Question

You are building a device for monitoring ultracold environments. Because the device will be used in environments where its temperature will change by \(200 .{ }^{\circ} \mathrm{C}\) in \(3.00 \mathrm{~s}\), it must have the ability to withstand thermal shock (rapid temperature changes). The volume of the device is \(5.00 \cdot 10^{-5} \mathrm{~m}^{3}\), and if the volume changes by \(1.00 \cdot 10^{-7} \mathrm{~m}^{3}\) in a time interval of \(5.00 \mathrm{~s}\), the device will crack and be rendered useless. What is the maximum volume expansion coefficient that the material you use to build the device can have?

Short answer

Answer: The maximum volume expansion coefficient is \(6.00 \cdot 10^{-6} \mathrm{m}^{3}/\mathrm{m}^{3}\).

Step-by-step solution

Understand the Physics of the Problem

In this problem, we have a device that will experience rapid temperature changes (thermal shock). The device's volume should not change by more than \(1.00 \cdot 10^{-7} \mathrm{~m}^{3}\) in a time interval of \(5.00 \mathrm{~s}\). We are tasked with determining the maximum volume expansion coefficient that the material used to build the device can have to avoid cracking.

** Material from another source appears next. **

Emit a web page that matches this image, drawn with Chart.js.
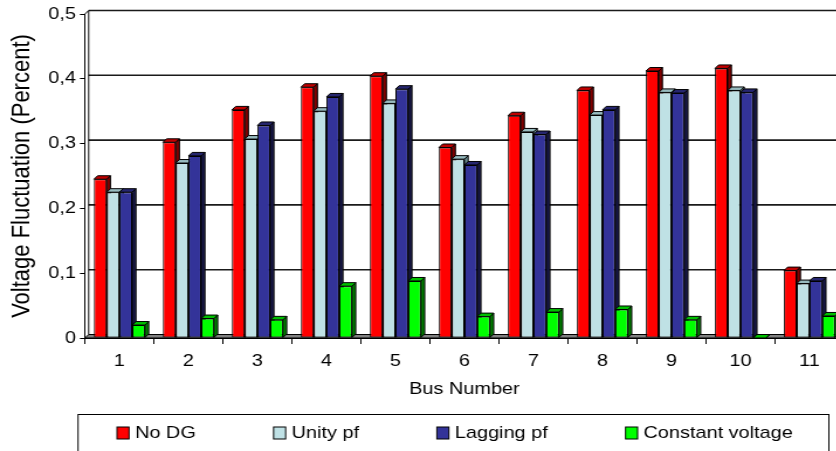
<!DOCTYPE html>
<html>
<head>
<meta charset="utf-8">
<script src="https://cdn.jsdelivr.net/npm/chart.js@4.4.1/dist/chart.umd.min.js"></script>
<style>
  html, body { margin: 0; padding: 0; background: #fff; overflow: hidden; }
</style>
</head>
<body>
<!-- the original picture is stretched sideways, so the canvas is too -->
<canvas id="chart" width="724" height="451" style="width:847px;height:451px"></canvas>
<script>
const busNumbers = ['1', '2', '3', '4', '5', '6', '7', '8', '9', '10', '11'];
const noDG = [0.245, 0.302, 0.352, 0.387, 0.404, 0.294, 0.343, 0.382, 0.412, 0.416, 0.104];
const unityPf = [0.225, 0.270, 0.307, 0.350, 0.362, 0.276, 0.318, 0.344, 0.379, 0.382, 0.084];
const laggingPf = [0.225, 0.281, 0.328, 0.372, 0.384, 0.267, 0.314, 0.352, 0.378, 0.379, 0.088];
const constantVoltage = [0.020, 0.030, 0.028, 0.080, 0.088, 0.033, 0.040, 0.044, 0.028, 0, 0.034];
const yTicks = [0, 0.1, 0.2, 0.3, 0.4, 0.5];
const seriesNames = ['No DG', 'Unity pf', 'Lagging pf', 'Constant voltage'];

const frontColors = ['#ff0000', '#bfe1e5', '#333399', '#00ff00'];
const topColors = ['#c00000', '#98bcc0', '#26266f', '#00c000'];
const sideColors = ['#800000', '#6f9296', '#191948', '#008000'];

const FONT = "'Liberation Sans', Arial, sans-serif";
const DX = 3.2, DY = -3.5;   // depth of the 3d look

function poly(ctx, pts, fill) {
    ctx.beginPath();
    ctx.moveTo(pts[0][0], pts[0][1]);
    for (let i = 1; i < pts.length; i++) ctx.lineTo(pts[i][0], pts[i][1]);
    ctx.closePath();
    ctx.fillStyle = fill;
    ctx.fill();
    ctx.stroke();
}

// back wall, floor and the sides/tops of the columns
const bars3d = {
    id: 'bars3d',
    beforeDatasetsDraw(chart) {
        const {ctx, chartArea: a, scales: {y}} = chart;
        ctx.save();
        ctx.strokeStyle = '#000';
        ctx.lineWidth = 1;

        // floor
        const y0 = y.getPixelForValue(0);
        poly(ctx, [[a.left, y0], [a.left + DX, y0 + DY], [a.right + 10, y0 + DY], [a.right + 10, y0]], '#808080');

        // grid lines on the back wall
        ctx.strokeStyle = '#1a1a1a';
        ctx.lineWidth = 1.6;
        yTicks.slice(1).forEach(v => {
            const py = y.getPixelForValue(v) + DY;
            ctx.beginPath();
            ctx.moveTo(a.left + DX, py);
            ctx.lineTo(a.right + 10, py);
            ctx.stroke();
        });

        // left wall back edge
        ctx.strokeStyle = '#000';
        ctx.lineWidth = 1;
        const yTop = y.getPixelForValue(0.5);
        ctx.beginPath();
        ctx.moveTo(a.left + DX, yTop + DY);
        ctx.lineTo(a.left + DX, y0 + DY);
        ctx.moveTo(a.left, yTop);
        ctx.lineTo(a.left + DX, yTop + DY);
        ctx.stroke();

        chart.data.datasets.forEach((ds, i) => {
            chart.getDatasetMeta(i).data.forEach(bar => {
                const {x, y: top, base, width} = bar.getProps(['x', 'y', 'base', 'width'], true);
                const l = x - width / 2, r = x + width / 2;
                poly(ctx, [[r, top], [r + DX, top + DY], [r + DX, base + DY], [r, base]], sideColors[i]);
                poly(ctx, [[l, top], [l + DX, top + DY], [r + DX, top + DY], [r, top]], topColors[i]);
            });
        });
        ctx.restore();
    }
};

// boxed legend below the axis title
const boxLegend = {
    id: 'boxLegend',
    afterDraw(chart) {
        const ctx = chart.ctx;
        ctx.save();
        ctx.strokeStyle = '#000';
        ctx.lineWidth = 1;
        ctx.strokeRect(66.7, 414.5, 641.8, 60);
        ctx.font = '17px ' + FONT;
        ctx.textBaseline = 'middle';
        let x = 100;
        const cy = 433;
        seriesNames.forEach((name, i) => {
            ctx.fillStyle = frontColors[i];
            ctx.fillRect(x, cy - 6, 10.3, 12);
            ctx.strokeRect(x, cy - 6, 10.3, 12);
            ctx.fillStyle = '#000';
            ctx.fillText(name, x + 15.4, cy);
            x += 15.4 + ctx.measureText(name).width + 66.5;
        });
        ctx.restore();
    }
};

const series = [noDG, unityPf, laggingPf, constantVoltage];

new Chart(document.getElementById('chart'), {
    type: 'bar',
    data: {
        labels: busNumbers,
        datasets: series.map((data, i) => ({
            label: seriesNames[i],
            data: data,
            backgroundColor: frontColors[i],
            borderColor: '#000',
            borderWidth: 1,
            borderSkipped: false,
            categoryPercentage: 0.74,
            barPercentage: 1.0
        }))
    },
    options: {
        responsive: false,
        animation: false,
        devicePixelRatio: 1,
        layout: { padding: { top: 14, right: 2.6, bottom: 51, left: 0 } },
        plugins: {
            legend: { display: false },
            tooltip: { enabled: false }
        },
        scales: {
            x: {
                grid: { offset: true, drawOnChartArea: false, tickLength: 6, color: '#000' },
                border: { display: true, color: '#000' },
                ticks: { color: '#000', padding: 7, font: { family: FONT, size: 17 } },
                title: {
                    display: true,
                    text: 'Bus Number',
                    color: '#000',
                    font: { family: FONT, size: 17 },
                    padding: { top: 0, bottom: 0.8 }
                },
                afterFit(scale) { scale.height = 62; }
            },
            y: {
                min: 0,
                max: 0.5,
                grid: { drawOnChartArea: false, tickLength: 4.3, color: '#000' },
                border: { display: true, color: '#000' },
                ticks: {
                    stepSize: 0.1,
                    color: '#000',
                    padding: 3.4,
                    font: { family: FONT, size: 17 },
                    callback: v => v === 0 ? '0' : v.toFixed(1).replace('.', ',')
                },
                title: {
                    display: true,
                    text: 'Voltage Fluctuation (Percent)',
                    color: '#000',
                    font: { family: FONT, size: 22 },
                    padding: { top: 5.6, bottom: 0 }
                },
                afterFit(scale) { scale.width = 72.6; }
            }
        }
    },
    plugins: [bars3d, boxLegend]
});
</script>
</body>
</html>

Calculate Volume Change due to Temperature Change

We know that the volume change due to temperature change is given by: \(\Delta V = \beta V_{0} \Delta T\) where \(\Delta V\) is the volume change, \(\beta\) is the volume expansion coefficient, \(V_{0}\) is the initial volume, and \(\Delta T\) is the temperature change. We are given the values for \(V_{0}\) and \(\Delta T\), and want to find the maximum value of \(\beta\) given the constraint on the volume change.

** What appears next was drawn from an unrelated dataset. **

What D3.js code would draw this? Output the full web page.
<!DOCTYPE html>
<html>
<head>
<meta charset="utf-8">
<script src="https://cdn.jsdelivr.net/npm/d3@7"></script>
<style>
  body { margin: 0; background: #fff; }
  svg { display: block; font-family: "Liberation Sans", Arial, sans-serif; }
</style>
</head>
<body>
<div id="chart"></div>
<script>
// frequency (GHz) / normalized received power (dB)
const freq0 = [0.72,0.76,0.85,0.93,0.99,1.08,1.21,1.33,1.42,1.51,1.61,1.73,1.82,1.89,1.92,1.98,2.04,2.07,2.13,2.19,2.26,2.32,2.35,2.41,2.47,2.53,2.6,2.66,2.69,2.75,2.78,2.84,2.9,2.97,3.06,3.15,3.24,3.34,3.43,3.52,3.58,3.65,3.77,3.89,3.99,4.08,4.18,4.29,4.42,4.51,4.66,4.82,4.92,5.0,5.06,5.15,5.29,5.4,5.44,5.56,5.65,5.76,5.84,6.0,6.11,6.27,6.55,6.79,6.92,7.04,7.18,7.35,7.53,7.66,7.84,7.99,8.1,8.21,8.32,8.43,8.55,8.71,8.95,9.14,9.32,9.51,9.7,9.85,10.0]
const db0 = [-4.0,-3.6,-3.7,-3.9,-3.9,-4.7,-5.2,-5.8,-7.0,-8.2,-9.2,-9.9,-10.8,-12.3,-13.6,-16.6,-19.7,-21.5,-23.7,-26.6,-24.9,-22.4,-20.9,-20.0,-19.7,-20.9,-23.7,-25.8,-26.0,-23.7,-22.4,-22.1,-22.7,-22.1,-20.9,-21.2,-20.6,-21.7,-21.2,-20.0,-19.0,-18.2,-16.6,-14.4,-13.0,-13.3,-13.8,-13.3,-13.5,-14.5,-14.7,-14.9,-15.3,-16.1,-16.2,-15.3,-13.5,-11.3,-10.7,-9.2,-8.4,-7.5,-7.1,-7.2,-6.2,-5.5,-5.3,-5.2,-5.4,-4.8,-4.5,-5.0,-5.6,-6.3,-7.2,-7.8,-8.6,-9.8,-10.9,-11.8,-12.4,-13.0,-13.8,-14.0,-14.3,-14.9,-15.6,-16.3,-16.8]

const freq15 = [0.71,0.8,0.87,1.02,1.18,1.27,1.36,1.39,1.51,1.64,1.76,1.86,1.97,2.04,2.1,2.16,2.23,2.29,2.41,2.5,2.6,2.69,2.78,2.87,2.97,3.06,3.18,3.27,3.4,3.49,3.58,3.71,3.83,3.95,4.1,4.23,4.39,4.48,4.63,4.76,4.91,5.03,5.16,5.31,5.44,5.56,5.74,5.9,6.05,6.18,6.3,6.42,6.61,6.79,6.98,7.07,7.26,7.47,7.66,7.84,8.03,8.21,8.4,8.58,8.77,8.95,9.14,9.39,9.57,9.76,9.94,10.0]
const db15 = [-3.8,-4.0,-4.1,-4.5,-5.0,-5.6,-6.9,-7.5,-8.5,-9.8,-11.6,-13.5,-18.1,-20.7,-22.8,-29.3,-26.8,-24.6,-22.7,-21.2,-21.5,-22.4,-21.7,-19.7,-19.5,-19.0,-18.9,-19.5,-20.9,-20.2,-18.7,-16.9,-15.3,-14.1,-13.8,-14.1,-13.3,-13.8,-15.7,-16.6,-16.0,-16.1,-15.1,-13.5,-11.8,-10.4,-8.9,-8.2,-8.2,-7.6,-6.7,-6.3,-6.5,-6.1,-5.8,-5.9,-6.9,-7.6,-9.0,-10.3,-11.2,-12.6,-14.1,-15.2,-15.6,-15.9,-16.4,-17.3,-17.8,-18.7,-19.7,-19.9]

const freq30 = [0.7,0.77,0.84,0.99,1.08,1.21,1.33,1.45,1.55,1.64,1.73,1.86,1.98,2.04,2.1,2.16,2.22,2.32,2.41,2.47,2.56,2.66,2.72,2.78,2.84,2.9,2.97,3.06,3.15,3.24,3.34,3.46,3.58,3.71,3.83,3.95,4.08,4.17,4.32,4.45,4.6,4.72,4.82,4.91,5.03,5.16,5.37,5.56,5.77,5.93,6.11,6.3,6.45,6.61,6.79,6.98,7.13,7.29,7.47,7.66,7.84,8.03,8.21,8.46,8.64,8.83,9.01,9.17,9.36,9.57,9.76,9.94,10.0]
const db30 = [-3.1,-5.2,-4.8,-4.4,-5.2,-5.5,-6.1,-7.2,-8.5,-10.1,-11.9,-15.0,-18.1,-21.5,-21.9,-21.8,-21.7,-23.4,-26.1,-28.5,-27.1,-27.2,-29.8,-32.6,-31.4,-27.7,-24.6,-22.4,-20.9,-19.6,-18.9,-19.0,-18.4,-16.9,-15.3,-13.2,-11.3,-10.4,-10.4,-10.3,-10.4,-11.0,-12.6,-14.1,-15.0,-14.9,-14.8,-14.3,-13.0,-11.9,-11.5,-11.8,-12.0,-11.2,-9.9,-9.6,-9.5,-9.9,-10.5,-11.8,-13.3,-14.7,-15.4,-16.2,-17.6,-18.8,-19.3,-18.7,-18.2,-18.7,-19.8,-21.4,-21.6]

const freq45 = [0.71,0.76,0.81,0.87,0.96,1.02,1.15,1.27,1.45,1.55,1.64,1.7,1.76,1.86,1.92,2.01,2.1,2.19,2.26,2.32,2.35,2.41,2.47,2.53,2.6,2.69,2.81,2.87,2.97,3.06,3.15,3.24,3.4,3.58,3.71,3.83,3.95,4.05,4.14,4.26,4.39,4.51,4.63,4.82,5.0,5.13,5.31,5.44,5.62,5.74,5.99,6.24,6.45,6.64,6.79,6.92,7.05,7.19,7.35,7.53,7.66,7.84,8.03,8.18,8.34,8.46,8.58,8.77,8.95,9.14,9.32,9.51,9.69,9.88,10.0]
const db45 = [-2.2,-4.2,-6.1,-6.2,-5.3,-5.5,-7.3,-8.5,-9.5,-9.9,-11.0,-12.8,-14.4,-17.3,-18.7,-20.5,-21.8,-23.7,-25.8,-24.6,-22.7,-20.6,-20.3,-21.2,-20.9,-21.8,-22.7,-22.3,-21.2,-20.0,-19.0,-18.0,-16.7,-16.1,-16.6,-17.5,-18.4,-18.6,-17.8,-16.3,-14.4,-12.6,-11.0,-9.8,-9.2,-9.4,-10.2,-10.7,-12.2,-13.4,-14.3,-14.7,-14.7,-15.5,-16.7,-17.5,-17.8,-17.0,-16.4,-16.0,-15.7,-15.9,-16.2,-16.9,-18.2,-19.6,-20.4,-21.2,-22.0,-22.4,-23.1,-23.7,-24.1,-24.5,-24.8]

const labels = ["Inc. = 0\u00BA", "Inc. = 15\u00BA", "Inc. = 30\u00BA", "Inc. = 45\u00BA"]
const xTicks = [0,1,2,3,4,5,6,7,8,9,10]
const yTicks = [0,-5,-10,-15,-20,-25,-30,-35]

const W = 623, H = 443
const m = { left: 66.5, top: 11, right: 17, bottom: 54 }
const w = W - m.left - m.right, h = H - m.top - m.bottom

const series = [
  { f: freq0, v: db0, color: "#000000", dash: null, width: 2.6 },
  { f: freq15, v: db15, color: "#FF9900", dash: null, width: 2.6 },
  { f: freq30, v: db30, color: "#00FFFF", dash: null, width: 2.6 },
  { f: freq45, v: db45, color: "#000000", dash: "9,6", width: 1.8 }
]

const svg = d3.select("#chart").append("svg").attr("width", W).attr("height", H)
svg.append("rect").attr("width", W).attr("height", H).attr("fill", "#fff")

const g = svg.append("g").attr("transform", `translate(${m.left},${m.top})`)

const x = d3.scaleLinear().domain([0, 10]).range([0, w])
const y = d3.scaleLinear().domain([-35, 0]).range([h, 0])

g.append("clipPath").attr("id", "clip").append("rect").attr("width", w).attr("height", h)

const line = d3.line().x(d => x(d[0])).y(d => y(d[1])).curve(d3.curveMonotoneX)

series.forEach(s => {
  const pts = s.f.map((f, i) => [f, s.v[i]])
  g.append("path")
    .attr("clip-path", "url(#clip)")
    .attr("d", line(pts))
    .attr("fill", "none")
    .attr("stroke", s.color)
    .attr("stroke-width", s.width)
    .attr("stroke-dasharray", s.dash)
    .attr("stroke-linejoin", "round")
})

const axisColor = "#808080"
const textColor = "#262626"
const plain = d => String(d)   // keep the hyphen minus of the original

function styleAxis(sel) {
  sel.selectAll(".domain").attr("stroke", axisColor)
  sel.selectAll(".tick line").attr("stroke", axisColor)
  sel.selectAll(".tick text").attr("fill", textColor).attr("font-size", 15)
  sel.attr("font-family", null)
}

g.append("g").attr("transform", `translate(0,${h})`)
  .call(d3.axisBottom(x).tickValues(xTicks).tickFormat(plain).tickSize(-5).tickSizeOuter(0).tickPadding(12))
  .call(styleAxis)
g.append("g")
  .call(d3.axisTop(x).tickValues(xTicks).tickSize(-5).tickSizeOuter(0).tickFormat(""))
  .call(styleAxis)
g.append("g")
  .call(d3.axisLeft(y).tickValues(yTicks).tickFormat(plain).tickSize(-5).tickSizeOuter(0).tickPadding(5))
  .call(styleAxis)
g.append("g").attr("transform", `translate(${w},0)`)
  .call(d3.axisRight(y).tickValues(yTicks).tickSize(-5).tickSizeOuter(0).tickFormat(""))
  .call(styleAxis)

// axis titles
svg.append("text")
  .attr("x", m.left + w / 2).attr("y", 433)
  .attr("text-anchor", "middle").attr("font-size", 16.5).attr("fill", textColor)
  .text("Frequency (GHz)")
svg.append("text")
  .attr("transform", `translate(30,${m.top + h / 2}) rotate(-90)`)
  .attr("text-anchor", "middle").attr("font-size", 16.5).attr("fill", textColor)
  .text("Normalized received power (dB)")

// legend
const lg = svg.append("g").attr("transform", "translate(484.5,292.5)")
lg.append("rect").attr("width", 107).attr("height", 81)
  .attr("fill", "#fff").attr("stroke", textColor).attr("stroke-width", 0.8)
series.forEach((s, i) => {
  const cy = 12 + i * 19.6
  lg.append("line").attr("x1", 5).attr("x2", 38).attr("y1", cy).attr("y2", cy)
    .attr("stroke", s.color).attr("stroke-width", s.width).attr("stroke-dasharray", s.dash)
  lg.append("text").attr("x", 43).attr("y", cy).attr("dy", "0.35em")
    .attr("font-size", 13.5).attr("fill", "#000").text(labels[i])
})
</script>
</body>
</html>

Use Constraints to Determine Maximum Volume Expansion Coefficient

Let's use the constraint that the volume change must be less than or equal to \(1.00 \cdot 10^{-7} \mathrm{~m}^{3}\) in \(5.00 \mathrm{~s}\). Since we have a temperature change of \(200.{ }^{\circ} \mathrm{C}\) occurring in \(3.00 \mathrm{~s}\), we can estimate that the device's volume will change in the same proportion during the \(5.00 \mathrm{~s}\) interval. Thus we have: \(\Delta V_{5s} = \frac{5.00}{3.00} \cdot \Delta V_{3s}\) \(\Delta V_{5s} = \frac{5.00}{3.00} \cdot \beta V_{0} \Delta T\) Now, we can plug in the given values and constraint for \(\Delta V_{5s}\): \(1.00 \cdot 10^{-7} \mathrm{~m}^{3} = \frac{5.00}{3.00} \cdot \beta (5.00 \cdot 10^{-5} \mathrm{~m}^{3})(200.{ }^{\circ} \mathrm{C})\)

Solve for the Maximum Volume Expansion Coefficient

Now, we can solve for \(\beta\): \(\beta = \frac{1.00 \cdot 10^{-7} \mathrm{~m}^{3}}{\frac{5.00}{3.00} \cdot (5.00 \cdot 10^{-5} \mathrm{~m}^{3})(200.{ }^{\circ} \mathrm{C})}\) \(\beta = \frac{1.00 \cdot 10^{-7} \mathrm{~m}^{3}}{\frac{5.00}{3.00} \cdot 10^{-2} \mathrm{~m}^{3}}\) \(\beta = \frac{1.00 \cdot 10^{-7} \mathrm{~m}^{3}}{ \frac{5.00 \cdot 10^{-2} \mathrm{~m}^{3}}{3.00}}\) \(\beta = \frac{3.00}{5.00} \cdot 10^{-5} \mathrm{m}^{3}/\mathrm{m}^{3}\) \(\beta = 6.00 \cdot 10^{-6} \mathrm{m}^{3}/\mathrm{m}^{3}\) So, the maximum volume expansion coefficient that the material used to build the device can have is \(6.00 \cdot 10^{-6} \mathrm{m}^{3}/\mathrm{m}^{3}\).